The researchers found that trust in public authorities had already been eroding in the hotspot cities of Beni and Butembo before Ebola struck local populations there, mostly due to decades of armed conflict and poor governance. 

Patrick Vinck, the study’s lead author from Harvard Medical School, “It’s been three years now that we saw a declining level of trust in those actors, and the Ebola crisis comes on top of that and accelerates the distrust.

“In some ways, we are now paying the consequences of many years of lack of interest and focus on this issue.” 

Community resistance is said to be highest in and around Butembo, the latest epicentre of the second-deadliest outbreak in history.  

Jean-Philippe Marcoux, country director for the international aid group Mercy Corps, warned: “We need to – as much as possible and rapidly – scale down the presence of security forces with response teams, because it is creating more harm than good right now.”

Rebels have an active and open presence in the area and health workers are often escorted by police and soldiers for security, which makes villagers all the more suspicious, aid workers have warned.

Attacks on clinics and responders have become common. The aid agency Médecins Sans Frontières (MSF) was forced to suspend its Ebola activities in DR Congo last month after one of its clinics was torched in an arson attack.

MSF’s international president Joanne Liu has since urged the Congolese authorities to de-militarise the Ebola response, warning the disease would continue to run amok unless the community trusted the authorities and were treated humanely.

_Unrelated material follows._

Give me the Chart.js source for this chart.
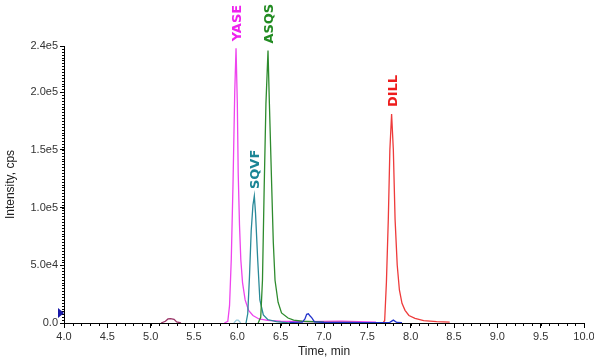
<!DOCTYPE html>
<html>
<head>
<meta charset="utf-8">
<script src="https://cdn.jsdelivr.net/npm/chart.js@4.4.1/dist/chart.umd.min.js"></script>
<style>
html,body{margin:0;padding:0;background:#fff;}
#wrap{width:594px;height:360px;position:relative;}
</style>
</head>
<body>
<div id="wrap"><canvas id="c" width="594" height="360"></canvas></div>
<script>
// ---- data (time in min, intensity in cps) ----
const xTicks = [4.0,4.5,5.0,5.5,6.0,6.5,7.0,7.5,8.0,8.5,9.0,9.5,10.0];
const yTicks = [0, 50000, 100000, 150000, 200000, 240000];
const yTickLabels = ["0.0","5.0e4","1.0e5","1.5e5","2.0e5","2.4e5"];

const yaseTime = [5.85,5.89,5.91,5.93,5.95,5.97,5.985,6.00,6.01,6.025,6.04,6.06,6.09,6.13,6.18,6.25,6.35,6.5,6.8,7.2,7.6];
const yaseInt  = [0,1500,15000,55000,120000,200000,238000,190000,130000,85000,55000,35000,20000,11000,6500,3500,2200,1500,1200,1500,800];

const asqsTime = [6.24,6.27,6.29,6.31,6.33,6.354,6.37,6.396,6.415,6.435,6.47,6.51,6.585,6.65,6.75,7.0,7.3,7.6];
const asqsInt  = [0,5000,37000,118000,190000,236000,190000,120000,70000,37000,18000,8700,4300,2500,1500,800,600,0];

const sqvfTime = [6.10,6.12,6.14,6.16,6.18,6.196,6.21,6.235,6.26,6.30,6.35,6.45,6.6];
const sqvfInt  = [0,8000,40000,80000,102000,110000,95000,55000,20000,7000,3000,1200,0];

const dillTime = [7.68,7.70,7.72,7.742,7.76,7.78,7.80,7.82,7.845,7.87,7.90,7.935,7.98,8.05,8.15,8.3,8.45];
const dillInt  = [0,2000,35000,90000,150000,181000,150000,90000,50000,28600,17000,11000,6500,4000,2000,1200,800];

const blueTime = [6.6,6.75,6.78,6.80,6.82,6.84,6.86,6.89,7.0,7.7,7.76,7.80,7.84,7.9];
const blueInt  = [500,800,3500,7500,8000,6000,4500,1000,500,300,600,2500,500,300];

const purpleTime = [5.12,5.17,5.20,5.23,5.27,5.30,5.35];
const purpleInt  = [0,1500,3500,3800,3200,1000,0];

const cyanTime = [5.96,5.99,6.01,6.04];
const cyanInt  = [0,2500,2500,0];

const markerLevel = [8700];

const peakLabels = ["YASE","ASQS","SQVF","DILL"];
const peakColors = ["#ee22ee","#228b22","#1a8595","#ee1c1c"];

// ---- build ----
const pts = (t, v) => t.map((x, i) => ({x: x, y: v[i]}));
function ds(label, t, v, color, peakIdx) {
  return {label, data: pts(t, v), borderColor: color, borderWidth: 1.3,
          pointRadius: 0, tension: 0, fill: false, peakIdx};
}
const datasets = [
  ds("purple", purpleTime, purpleInt, "#993366"),
  ds("cyan", cyanTime, cyanInt, "#99ccdd"),
  ds("blue", blueTime, blueInt, "#2233cc"),
  ds("DILL", dillTime, dillInt, "#ee3b3b", 3),
  ds("ASQS", asqsTime, asqsInt, "#2e8b2e", 1),
  ds("SQVF", sqvfTime, sqvfInt, "#2a8a99", 2),
  ds("YASE", yaseTime, yaseInt, "#ee44ee", 0),
];

const extras = {
  id: 'extras',
  afterDatasetsDraw(chart) {
    const ctx = chart.ctx;
    const xs = chart.scales.x, ys = chart.scales.y;
    ctx.save();
    // minor ticks
    ctx.strokeStyle = '#000'; ctx.lineWidth = 1;
    ctx.beginPath();
    for (let i = 40; i <= 100; i++) {
      const px = Math.round(xs.getPixelForValue(i / 10)) + 0.5;
      ctx.moveTo(px, ys.bottom); ctx.lineTo(px, ys.bottom + 3);
    }
    for (let v = 0; v <= 240000; v += 2500) {
      const py = Math.round(ys.getPixelForValue(v)) + 0.5;
      ctx.moveTo(xs.left - 2, py); ctx.lineTo(xs.left, py);
    }
    ctx.stroke();
    // marker triangle
    const my = ys.getPixelForValue(markerLevel[0]);
    ctx.fillStyle = '#1a1aa8';
    ctx.beginPath();
    ctx.moveTo(xs.left - 6, my - 5);
    ctx.lineTo(xs.left, my);
    ctx.lineTo(xs.left - 6, my + 5);
    ctx.closePath(); ctx.fill();
    // peak labels
    ctx.font = 'bold 13px "DejaVu Sans"';
    chart.data.datasets.forEach(d => {
      if (d.peakIdx === undefined) return;
      let top = d.data[0];
      d.data.forEach(p => { if (p.y > top.y) top = p; });
      const px = xs.getPixelForValue(top.x);
      const py = ys.getPixelForValue(top.y);
      ctx.save();
      ctx.translate(px + 5, py - 7);
      ctx.rotate(-Math.PI / 2);
      ctx.fillStyle = peakColors[d.peakIdx];
      ctx.textAlign = 'left';
      ctx.textBaseline = 'alphabetic';
      ctx.fillText(peakLabels[d.peakIdx], 0, 0);
      ctx.restore();
    });
    ctx.restore();
  }
};

new Chart(document.getElementById('c'), {
  type: 'line',
  data: {datasets},
  options: {
    responsive: false,
    animation: false,
    layout: {padding: {top: 46, right: 10, left: 0, bottom: 0}},
    plugins: {legend: {display: false}, tooltip: {enabled: false}},
    scales: {
      x: {
        type: 'linear', min: 4, max: 10,
        afterBuildTicks: s => { s.ticks = xTicks.map(v => ({value: v})); },
        afterFit: s => { s.height = 37; s.paddingRight = 0; s.paddingLeft = 0; },
        ticks: {callback: v => Number(v).toFixed(1), color: '#333', font: {family: 'Liberation Sans', size: 11}, padding: 2, maxRotation: 0, autoSkip: false},
        grid: {drawOnChartArea: false, drawTicks: true, tickLength: 5, color: '#000'},
        border: {color: '#000', width: 1},
        title: {display: true, text: 'Time, min', color: '#222', font: {family: 'Liberation Sans', size: 12}, padding: {top: 0, bottom: 1}}
      },
      y: {
        type: 'linear', min: 0, max: 240000,
        afterBuildTicks: s => { s.ticks = yTicks.map(v => ({value: v})); },
        afterFit: s => { s.width = 64; s.paddingTop = 0; s.paddingBottom = 0; },
        ticks: {callback: (v) => yTickLabels[yTicks.indexOf(v)], color: '#333', font: {family: 'Liberation Sans', size: 11}, padding: 2, autoSkip: false},
        grid: {drawOnChartArea: false, drawTicks: true, tickLength: 4, color: '#000'},
        border: {color: '#000', width: 1},
        title: {display: true, text: 'Intensity, cps', color: '#222', font: {family: 'Liberation Sans', size: 12}, padding: {top: 3, bottom: 0}}
      }
    }
  },
  plugins: [extras]
});
</script>
</body>
</html>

Mrs Liu told reporters in Geneva: “The existing atmosphere can only be described as toxic.”

She added that aid workers were increasingly seen as the enemy and that the presence of security and police forces only served to deepen suspicions Ebola is being used as a political tool.

Mrs Lieu said: “There is a lot of militarisation of the Ebola response.

“Using police to force people into complying with health measures is not only unethical, it’s totally counterproductive. The communities are not the enemy.”

The world’s worst epidemic of Ebola killed more than 11,300 people in West Africa from 2013 to 2016.

DR Congo has been trapped in violence for more than two decades, and the east has multiple armed groups all fighting for control of the mineral-rich land.